*Task details*: Find every line with the word "this". Copy those lines.

[START OF Input rows]

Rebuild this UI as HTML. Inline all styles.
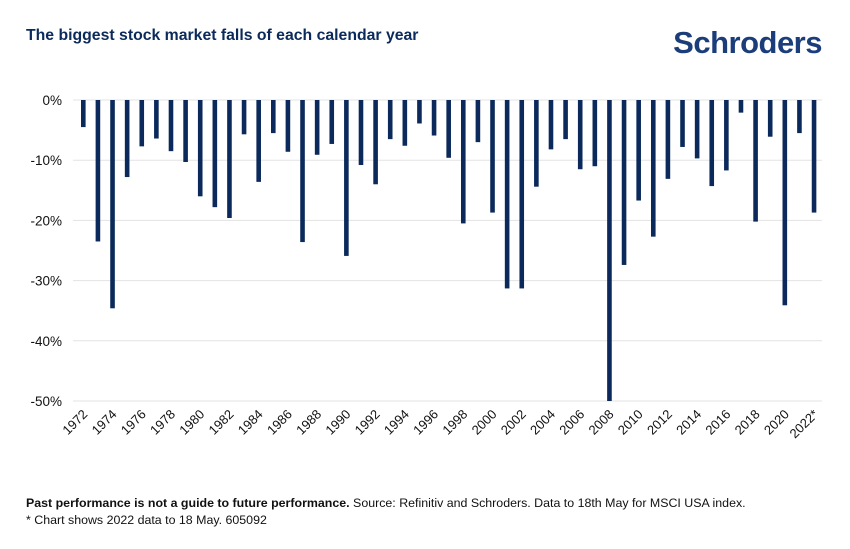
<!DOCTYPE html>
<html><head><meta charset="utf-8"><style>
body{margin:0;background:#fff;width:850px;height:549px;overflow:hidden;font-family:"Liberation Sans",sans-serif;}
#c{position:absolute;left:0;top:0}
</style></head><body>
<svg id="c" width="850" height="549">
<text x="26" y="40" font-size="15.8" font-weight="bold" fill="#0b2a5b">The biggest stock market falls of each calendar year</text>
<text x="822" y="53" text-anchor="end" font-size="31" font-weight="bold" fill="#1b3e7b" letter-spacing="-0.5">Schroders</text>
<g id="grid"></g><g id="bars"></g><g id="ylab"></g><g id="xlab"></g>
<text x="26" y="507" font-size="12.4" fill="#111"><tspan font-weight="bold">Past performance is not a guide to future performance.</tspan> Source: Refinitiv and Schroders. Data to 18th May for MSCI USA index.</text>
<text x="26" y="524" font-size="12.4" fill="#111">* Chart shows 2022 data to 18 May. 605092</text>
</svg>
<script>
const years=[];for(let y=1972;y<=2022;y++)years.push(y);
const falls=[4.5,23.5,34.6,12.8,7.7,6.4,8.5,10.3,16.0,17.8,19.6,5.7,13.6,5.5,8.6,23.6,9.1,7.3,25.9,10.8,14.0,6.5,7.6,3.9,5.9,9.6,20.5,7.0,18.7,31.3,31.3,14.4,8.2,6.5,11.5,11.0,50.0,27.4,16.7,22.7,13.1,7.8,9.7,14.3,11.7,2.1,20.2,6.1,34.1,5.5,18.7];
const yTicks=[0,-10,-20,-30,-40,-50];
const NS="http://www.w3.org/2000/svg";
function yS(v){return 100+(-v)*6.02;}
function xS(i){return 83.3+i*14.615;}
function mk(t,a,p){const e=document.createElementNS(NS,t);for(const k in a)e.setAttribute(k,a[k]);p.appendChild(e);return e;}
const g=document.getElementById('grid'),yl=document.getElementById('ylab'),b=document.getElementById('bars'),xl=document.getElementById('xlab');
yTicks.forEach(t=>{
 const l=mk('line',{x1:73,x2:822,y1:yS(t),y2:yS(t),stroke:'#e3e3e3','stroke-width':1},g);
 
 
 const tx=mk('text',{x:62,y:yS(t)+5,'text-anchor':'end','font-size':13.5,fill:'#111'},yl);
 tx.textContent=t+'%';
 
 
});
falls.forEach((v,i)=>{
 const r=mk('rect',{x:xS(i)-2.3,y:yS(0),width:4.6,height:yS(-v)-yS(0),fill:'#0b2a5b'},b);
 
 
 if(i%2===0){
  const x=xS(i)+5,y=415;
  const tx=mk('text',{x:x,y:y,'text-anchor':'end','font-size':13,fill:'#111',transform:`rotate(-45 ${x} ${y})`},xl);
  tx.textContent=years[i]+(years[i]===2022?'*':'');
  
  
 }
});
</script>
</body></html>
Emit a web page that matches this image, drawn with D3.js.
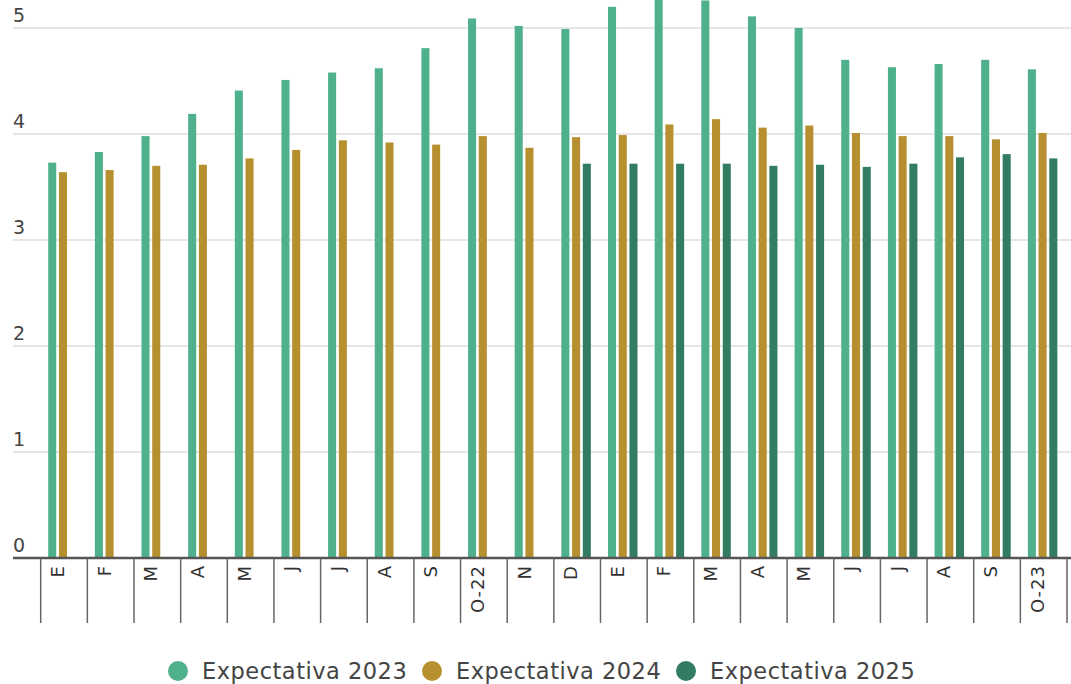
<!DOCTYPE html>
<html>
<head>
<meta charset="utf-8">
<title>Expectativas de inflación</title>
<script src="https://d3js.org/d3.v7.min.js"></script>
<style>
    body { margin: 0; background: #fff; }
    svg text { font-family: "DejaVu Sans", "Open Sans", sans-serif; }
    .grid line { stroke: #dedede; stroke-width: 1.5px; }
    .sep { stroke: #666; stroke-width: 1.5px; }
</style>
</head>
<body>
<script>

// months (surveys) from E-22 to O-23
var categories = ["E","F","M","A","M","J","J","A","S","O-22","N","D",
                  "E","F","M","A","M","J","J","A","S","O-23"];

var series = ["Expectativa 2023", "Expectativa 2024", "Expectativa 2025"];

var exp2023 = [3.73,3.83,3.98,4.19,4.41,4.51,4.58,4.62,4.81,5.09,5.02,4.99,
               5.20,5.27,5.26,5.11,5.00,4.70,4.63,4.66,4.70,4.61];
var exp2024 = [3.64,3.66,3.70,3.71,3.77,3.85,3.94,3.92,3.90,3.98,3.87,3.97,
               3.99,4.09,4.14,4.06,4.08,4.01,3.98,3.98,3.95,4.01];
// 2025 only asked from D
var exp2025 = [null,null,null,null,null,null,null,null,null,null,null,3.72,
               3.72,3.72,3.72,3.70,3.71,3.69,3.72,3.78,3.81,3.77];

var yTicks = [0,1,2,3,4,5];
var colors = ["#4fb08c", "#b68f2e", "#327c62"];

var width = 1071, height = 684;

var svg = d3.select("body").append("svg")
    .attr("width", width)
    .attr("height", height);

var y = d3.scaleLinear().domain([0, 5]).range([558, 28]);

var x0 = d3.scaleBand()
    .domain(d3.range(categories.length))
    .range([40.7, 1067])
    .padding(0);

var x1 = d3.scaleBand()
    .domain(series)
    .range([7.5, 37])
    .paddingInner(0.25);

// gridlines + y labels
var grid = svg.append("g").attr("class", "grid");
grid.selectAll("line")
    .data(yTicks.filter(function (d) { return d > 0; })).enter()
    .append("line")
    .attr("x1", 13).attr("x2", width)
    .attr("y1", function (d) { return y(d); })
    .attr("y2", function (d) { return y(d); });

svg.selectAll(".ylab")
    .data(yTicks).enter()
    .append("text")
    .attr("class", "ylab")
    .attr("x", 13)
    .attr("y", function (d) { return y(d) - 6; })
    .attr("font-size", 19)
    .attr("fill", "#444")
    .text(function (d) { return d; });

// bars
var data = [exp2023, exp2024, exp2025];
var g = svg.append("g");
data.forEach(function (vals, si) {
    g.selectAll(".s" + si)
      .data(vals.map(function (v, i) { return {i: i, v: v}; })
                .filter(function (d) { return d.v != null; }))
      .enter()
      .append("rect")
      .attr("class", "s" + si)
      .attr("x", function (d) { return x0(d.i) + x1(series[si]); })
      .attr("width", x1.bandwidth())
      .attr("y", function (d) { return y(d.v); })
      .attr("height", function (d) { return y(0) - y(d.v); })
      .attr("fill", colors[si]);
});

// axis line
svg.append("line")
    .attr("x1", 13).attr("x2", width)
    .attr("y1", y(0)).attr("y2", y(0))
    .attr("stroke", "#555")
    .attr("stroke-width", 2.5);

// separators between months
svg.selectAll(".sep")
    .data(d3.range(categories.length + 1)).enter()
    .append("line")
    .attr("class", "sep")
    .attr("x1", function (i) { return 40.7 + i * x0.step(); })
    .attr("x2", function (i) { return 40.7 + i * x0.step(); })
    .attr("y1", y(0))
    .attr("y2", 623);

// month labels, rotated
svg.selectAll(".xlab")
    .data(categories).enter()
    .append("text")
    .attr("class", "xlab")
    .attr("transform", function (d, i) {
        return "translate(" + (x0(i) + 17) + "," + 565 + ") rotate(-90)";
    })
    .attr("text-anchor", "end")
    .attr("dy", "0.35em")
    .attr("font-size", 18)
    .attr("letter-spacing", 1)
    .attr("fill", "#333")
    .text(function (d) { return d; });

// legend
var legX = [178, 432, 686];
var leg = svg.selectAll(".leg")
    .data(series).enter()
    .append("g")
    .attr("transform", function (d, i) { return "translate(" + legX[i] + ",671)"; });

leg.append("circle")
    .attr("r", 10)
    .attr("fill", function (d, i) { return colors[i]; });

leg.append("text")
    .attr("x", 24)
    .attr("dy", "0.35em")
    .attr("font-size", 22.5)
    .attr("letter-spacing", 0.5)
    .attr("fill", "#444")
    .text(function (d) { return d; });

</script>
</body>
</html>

[END OF Input rows]

*Full answer*:
Rebuild this UI as HTML. Inline all styles.
Emit a web page that matches this image, drawn with D3.js.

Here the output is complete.